- _Supplied material_
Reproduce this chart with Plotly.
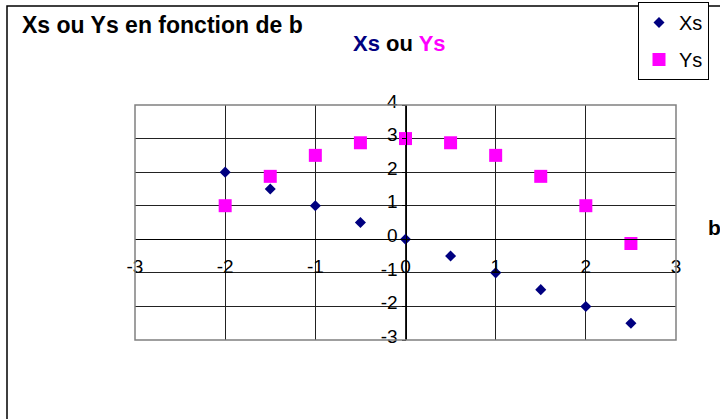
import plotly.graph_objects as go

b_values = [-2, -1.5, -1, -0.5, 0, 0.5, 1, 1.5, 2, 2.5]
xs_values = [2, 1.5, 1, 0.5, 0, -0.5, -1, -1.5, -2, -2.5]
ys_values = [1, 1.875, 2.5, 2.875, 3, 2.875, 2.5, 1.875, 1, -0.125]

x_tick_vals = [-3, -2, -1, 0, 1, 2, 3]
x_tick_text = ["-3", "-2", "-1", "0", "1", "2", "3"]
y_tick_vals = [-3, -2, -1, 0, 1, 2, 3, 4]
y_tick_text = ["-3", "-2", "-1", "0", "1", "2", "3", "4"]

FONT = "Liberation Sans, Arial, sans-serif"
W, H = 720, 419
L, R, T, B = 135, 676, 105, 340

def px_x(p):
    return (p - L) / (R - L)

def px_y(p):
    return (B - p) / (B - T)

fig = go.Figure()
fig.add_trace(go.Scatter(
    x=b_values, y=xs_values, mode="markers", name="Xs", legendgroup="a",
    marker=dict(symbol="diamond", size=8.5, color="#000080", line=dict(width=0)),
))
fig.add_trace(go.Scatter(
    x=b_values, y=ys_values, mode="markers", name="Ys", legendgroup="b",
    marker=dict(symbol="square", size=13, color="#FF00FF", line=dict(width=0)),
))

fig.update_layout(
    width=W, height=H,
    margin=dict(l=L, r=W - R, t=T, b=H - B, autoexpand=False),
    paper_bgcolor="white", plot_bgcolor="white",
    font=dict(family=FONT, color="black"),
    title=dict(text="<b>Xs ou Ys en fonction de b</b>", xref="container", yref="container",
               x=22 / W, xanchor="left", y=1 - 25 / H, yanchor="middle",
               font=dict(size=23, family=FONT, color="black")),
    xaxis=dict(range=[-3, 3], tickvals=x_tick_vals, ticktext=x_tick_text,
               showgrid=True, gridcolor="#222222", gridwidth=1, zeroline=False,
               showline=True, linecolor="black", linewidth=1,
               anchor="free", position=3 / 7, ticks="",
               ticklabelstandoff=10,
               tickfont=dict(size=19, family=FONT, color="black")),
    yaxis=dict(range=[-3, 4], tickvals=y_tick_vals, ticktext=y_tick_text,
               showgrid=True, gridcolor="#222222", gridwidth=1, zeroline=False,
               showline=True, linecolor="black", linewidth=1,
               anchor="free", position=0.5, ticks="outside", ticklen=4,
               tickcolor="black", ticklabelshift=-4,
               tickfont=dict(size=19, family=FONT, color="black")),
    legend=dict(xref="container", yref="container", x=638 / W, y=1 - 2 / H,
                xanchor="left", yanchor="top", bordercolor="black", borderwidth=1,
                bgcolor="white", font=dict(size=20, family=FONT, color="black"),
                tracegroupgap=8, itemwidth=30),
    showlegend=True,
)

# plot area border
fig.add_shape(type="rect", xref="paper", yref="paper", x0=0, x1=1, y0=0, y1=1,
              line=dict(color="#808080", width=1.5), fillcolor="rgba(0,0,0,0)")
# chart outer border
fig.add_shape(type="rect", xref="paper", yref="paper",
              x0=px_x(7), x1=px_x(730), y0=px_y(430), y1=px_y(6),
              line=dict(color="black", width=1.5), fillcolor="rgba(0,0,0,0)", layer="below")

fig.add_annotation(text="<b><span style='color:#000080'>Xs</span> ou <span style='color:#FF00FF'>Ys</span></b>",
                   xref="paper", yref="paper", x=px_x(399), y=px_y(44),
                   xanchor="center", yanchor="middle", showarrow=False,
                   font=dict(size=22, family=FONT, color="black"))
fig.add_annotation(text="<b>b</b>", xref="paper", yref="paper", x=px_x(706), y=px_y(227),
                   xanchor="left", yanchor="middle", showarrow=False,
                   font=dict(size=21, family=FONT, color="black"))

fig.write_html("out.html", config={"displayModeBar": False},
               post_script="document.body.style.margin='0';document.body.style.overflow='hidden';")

---

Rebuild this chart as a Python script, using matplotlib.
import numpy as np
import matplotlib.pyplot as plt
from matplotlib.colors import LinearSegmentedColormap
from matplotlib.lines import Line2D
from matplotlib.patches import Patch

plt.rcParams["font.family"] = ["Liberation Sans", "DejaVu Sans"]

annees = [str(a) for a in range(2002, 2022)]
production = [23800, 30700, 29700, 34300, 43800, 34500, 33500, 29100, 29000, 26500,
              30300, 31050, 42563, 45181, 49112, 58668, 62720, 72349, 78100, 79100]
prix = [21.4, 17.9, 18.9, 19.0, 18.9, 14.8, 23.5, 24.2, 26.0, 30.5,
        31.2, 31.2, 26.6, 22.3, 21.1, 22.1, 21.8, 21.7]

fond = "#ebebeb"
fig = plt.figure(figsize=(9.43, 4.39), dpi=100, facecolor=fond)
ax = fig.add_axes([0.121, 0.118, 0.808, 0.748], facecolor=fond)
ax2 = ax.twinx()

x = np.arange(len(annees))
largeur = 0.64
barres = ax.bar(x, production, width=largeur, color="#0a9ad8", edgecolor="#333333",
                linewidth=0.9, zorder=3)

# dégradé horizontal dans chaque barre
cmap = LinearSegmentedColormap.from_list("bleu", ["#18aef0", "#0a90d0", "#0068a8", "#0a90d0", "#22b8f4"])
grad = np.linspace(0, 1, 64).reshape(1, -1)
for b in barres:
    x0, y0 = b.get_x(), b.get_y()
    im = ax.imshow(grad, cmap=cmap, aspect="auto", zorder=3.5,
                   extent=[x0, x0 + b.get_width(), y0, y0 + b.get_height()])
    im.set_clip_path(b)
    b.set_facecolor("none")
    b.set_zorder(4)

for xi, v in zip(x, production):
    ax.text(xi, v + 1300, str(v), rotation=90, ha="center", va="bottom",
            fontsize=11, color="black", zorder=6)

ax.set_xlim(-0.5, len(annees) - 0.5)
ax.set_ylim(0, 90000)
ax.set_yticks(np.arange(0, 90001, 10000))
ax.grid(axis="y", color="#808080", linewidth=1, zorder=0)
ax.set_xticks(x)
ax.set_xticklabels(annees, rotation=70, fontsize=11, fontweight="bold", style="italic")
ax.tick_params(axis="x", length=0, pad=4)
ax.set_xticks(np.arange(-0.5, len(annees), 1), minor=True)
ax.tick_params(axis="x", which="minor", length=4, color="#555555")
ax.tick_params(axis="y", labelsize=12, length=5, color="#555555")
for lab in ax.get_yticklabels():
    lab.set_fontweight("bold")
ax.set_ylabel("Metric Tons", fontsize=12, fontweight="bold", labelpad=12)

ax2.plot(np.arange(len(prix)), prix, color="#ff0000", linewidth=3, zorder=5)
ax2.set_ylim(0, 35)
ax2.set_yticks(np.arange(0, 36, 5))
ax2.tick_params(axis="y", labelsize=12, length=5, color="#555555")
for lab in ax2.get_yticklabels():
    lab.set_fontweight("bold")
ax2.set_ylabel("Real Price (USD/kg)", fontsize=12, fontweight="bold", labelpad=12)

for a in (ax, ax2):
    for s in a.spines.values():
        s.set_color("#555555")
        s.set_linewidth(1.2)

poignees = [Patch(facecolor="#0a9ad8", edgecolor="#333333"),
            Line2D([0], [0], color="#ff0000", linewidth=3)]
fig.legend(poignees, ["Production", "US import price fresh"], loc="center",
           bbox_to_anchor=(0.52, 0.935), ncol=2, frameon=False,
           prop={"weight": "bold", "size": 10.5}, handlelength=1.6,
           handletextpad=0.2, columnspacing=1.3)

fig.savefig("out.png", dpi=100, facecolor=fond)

---

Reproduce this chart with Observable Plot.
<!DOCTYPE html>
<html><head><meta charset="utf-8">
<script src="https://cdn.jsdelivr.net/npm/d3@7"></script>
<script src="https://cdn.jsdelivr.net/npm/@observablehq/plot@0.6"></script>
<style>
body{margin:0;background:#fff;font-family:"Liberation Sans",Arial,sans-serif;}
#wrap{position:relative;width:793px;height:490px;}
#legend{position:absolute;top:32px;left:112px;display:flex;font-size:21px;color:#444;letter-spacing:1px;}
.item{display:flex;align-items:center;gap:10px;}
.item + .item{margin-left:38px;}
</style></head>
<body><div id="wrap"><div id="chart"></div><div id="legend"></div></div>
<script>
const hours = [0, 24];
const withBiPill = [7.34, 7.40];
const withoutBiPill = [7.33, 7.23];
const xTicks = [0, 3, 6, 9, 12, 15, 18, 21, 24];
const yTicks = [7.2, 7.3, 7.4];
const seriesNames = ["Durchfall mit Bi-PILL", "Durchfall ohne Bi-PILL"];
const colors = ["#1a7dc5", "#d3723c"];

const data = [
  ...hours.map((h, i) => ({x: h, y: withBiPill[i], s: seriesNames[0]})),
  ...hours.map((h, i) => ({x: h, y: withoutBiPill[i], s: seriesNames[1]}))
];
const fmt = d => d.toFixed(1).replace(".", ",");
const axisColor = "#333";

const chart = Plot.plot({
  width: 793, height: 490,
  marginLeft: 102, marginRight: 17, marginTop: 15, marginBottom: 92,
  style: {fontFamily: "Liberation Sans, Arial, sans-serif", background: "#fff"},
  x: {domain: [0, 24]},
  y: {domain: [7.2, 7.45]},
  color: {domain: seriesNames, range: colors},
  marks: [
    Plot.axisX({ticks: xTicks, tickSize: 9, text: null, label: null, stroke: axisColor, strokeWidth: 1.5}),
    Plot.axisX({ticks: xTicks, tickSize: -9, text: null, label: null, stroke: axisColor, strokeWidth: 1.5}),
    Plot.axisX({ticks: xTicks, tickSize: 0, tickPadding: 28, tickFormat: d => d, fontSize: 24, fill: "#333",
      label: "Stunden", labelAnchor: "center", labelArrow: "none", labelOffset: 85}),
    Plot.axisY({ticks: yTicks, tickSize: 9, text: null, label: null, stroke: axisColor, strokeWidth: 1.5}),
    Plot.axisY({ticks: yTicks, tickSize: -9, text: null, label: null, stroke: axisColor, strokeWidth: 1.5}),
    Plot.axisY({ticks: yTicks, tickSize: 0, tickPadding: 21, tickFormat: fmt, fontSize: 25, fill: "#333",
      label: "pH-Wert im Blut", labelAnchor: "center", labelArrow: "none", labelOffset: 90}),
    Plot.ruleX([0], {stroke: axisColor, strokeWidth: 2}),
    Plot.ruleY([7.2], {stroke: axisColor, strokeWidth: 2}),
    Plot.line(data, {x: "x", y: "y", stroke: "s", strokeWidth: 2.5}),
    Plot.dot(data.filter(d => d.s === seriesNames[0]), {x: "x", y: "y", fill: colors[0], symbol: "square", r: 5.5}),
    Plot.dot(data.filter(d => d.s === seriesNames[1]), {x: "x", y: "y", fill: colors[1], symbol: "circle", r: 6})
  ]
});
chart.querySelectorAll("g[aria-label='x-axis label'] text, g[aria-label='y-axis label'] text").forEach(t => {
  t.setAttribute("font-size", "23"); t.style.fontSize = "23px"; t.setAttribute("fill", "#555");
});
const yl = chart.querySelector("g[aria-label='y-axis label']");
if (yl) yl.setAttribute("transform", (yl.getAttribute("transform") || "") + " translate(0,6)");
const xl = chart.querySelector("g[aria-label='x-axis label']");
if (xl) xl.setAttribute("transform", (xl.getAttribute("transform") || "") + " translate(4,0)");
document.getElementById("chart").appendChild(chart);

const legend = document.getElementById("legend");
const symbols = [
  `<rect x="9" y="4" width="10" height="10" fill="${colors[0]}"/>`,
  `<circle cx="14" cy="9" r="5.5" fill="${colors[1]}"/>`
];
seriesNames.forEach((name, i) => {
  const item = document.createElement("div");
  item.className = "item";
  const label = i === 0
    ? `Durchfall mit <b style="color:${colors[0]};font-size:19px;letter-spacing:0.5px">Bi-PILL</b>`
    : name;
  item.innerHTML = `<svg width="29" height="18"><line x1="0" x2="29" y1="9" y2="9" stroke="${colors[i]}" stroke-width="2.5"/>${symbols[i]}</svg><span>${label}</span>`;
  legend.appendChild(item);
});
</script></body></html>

- _What you should do_
Leave the pictures out and copy exactly the lines from the one with "Reproduce this chart with Plotly." through the one with "1.875, 1, -0.125]", nothing more.

- _Full response_
Reproduce this chart with Plotly.
import plotly.graph_objects as go

b_values = [-2, -1.5, -1, -0.5, 0, 0.5, 1, 1.5, 2, 2.5]
xs_values = [2, 1.5, 1, 0.5, 0, -0.5, -1, -1.5, -2, -2.5]
ys_values = [1, 1.875, 2.5, 2.875, 3, 2.875, 2.5, 1.875, 1, -0.125]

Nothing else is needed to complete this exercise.